STATED GOAL
Leave out the images and repeat the listing below without a single change.

STORED DATA
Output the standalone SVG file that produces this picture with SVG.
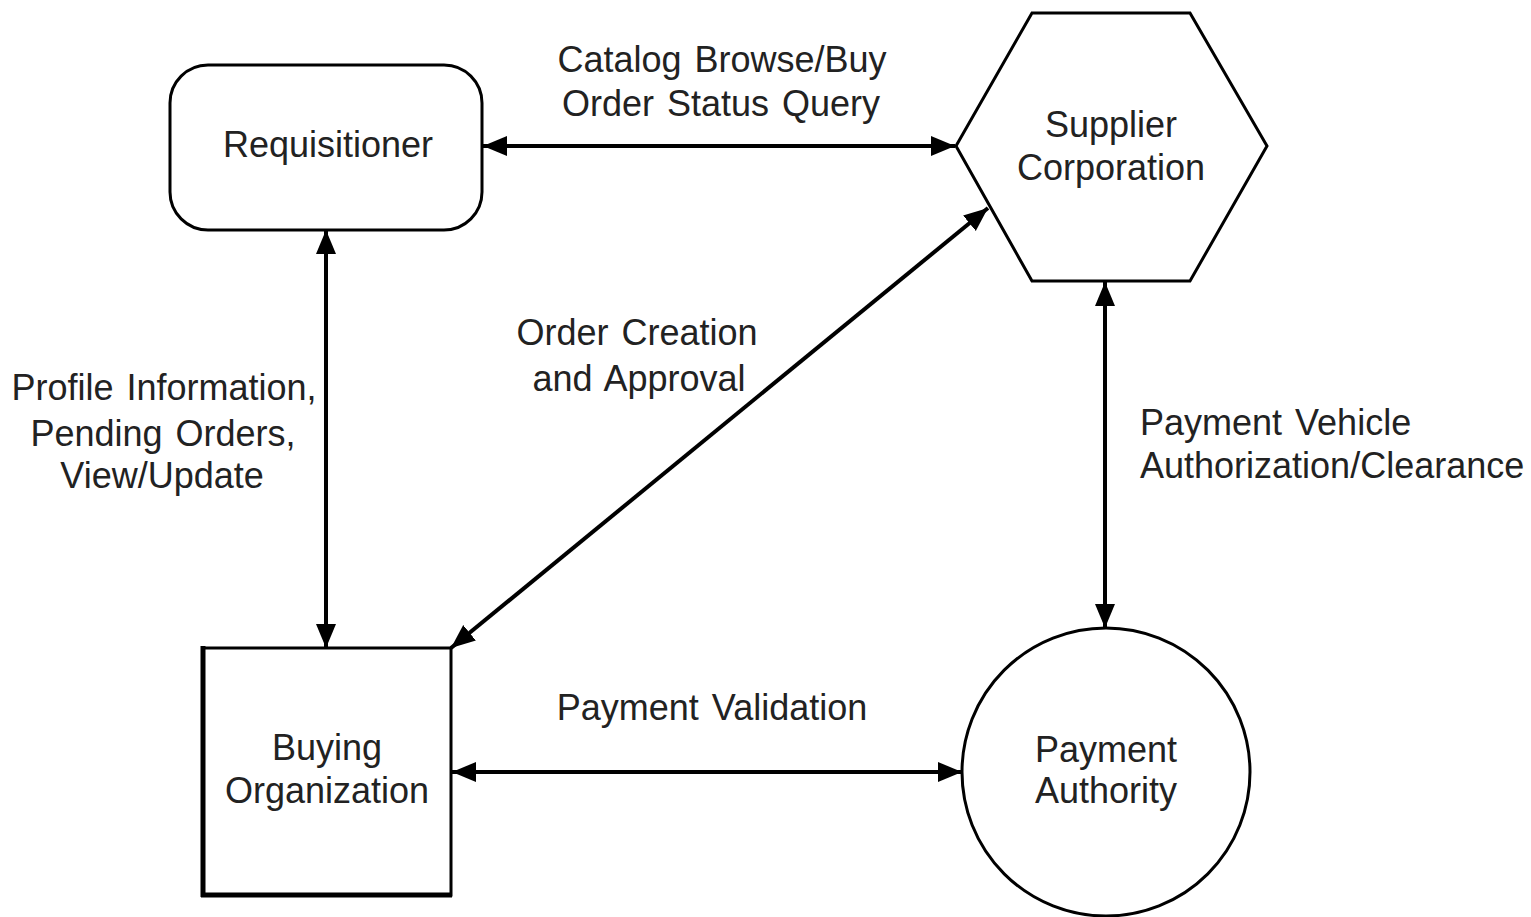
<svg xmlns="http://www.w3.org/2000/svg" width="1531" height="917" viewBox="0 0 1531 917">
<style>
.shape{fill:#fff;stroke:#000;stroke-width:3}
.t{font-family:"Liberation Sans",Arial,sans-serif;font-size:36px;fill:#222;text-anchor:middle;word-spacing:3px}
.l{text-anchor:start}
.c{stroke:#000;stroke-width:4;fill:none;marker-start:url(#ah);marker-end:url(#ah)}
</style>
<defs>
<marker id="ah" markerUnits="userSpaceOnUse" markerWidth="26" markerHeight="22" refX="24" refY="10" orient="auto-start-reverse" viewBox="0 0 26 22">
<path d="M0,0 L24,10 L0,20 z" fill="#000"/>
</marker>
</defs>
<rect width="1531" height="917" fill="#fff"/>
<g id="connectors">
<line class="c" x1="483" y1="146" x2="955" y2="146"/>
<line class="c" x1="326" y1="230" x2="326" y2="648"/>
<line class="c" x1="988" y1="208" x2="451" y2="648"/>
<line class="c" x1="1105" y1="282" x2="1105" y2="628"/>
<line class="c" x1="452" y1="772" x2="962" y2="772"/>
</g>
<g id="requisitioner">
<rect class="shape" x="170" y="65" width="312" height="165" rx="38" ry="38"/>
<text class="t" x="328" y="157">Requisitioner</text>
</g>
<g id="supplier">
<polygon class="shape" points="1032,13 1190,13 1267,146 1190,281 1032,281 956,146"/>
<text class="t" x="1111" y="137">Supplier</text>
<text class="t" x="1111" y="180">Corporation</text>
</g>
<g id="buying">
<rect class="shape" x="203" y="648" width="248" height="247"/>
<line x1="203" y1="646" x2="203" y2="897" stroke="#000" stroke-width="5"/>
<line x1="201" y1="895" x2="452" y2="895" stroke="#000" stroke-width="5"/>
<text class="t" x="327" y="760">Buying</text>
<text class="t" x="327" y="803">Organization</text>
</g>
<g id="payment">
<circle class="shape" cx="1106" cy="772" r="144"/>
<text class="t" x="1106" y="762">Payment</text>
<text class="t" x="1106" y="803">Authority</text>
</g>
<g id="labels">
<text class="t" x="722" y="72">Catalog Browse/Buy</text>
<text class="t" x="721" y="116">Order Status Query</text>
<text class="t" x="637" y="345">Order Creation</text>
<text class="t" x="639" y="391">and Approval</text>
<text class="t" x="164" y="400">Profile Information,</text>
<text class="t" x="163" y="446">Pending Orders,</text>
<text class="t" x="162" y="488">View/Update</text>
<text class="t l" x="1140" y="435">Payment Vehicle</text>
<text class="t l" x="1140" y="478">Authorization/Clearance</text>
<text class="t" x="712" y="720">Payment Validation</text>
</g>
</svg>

COMPLETE RESPONSE
Output the standalone SVG file that produces this picture with SVG.
<svg xmlns="http://www.w3.org/2000/svg" width="1531" height="917" viewBox="0 0 1531 917">
<style>
.shape{fill:#fff;stroke:#000;stroke-width:3}
.t{font-family:"Liberation Sans",Arial,sans-serif;font-size:36px;fill:#222;text-anchor:middle;word-spacing:3px}
.l{text-anchor:start}
.c{stroke:#000;stroke-width:4;fill:none;marker-start:url(#ah);marker-end:url(#ah)}
</style>
<defs>
<marker id="ah" markerUnits="userSpaceOnUse" markerWidth="26" markerHeight="22" refX="24" refY="10" orient="auto-start-reverse" viewBox="0 0 26 22">
<path d="M0,0 L24,10 L0,20 z" fill="#000"/>
</marker>
</defs>
<rect width="1531" height="917" fill="#fff"/>
<g id="connectors">
<line class="c" x1="483" y1="146" x2="955" y2="146"/>
<line class="c" x1="326" y1="230" x2="326" y2="648"/>
<line class="c" x1="988" y1="208" x2="451" y2="648"/>
<line class="c" x1="1105" y1="282" x2="1105" y2="628"/>
<line class="c" x1="452" y1="772" x2="962" y2="772"/>
</g>
<g id="requisitioner">
<rect class="shape" x="170" y="65" width="312" height="165" rx="38" ry="38"/>
<text class="t" x="328" y="157">Requisitioner</text>
</g>
<g id="supplier">
<polygon class="shape" points="1032,13 1190,13 1267,146 1190,281 1032,281 956,146"/>
<text class="t" x="1111" y="137">Supplier</text>
<text class="t" x="1111" y="180">Corporation</text>
</g>
<g id="buying">
<rect class="shape" x="203" y="648" width="248" height="247"/>
<line x1="203" y1="646" x2="203" y2="897" stroke="#000" stroke-width="5"/>
<line x1="201" y1="895" x2="452" y2="895" stroke="#000" stroke-width="5"/>
<text class="t" x="327" y="760">Buying</text>
<text class="t" x="327" y="803">Organization</text>
</g>
<g id="payment">
<circle class="shape" cx="1106" cy="772" r="144"/>
<text class="t" x="1106" y="762">Payment</text>
<text class="t" x="1106" y="803">Authority</text>
</g>
<g id="labels">
<text class="t" x="722" y="72">Catalog Browse/Buy</text>
<text class="t" x="721" y="116">Order Status Query</text>
<text class="t" x="637" y="345">Order Creation</text>
<text class="t" x="639" y="391">and Approval</text>
<text class="t" x="164" y="400">Profile Information,</text>
<text class="t" x="163" y="446">Pending Orders,</text>
<text class="t" x="162" y="488">View/Update</text>
<text class="t l" x="1140" y="435">Payment Vehicle</text>
<text class="t l" x="1140" y="478">Authorization/Clearance</text>
<text class="t" x="712" y="720">Payment Validation</text>
</g>
</svg>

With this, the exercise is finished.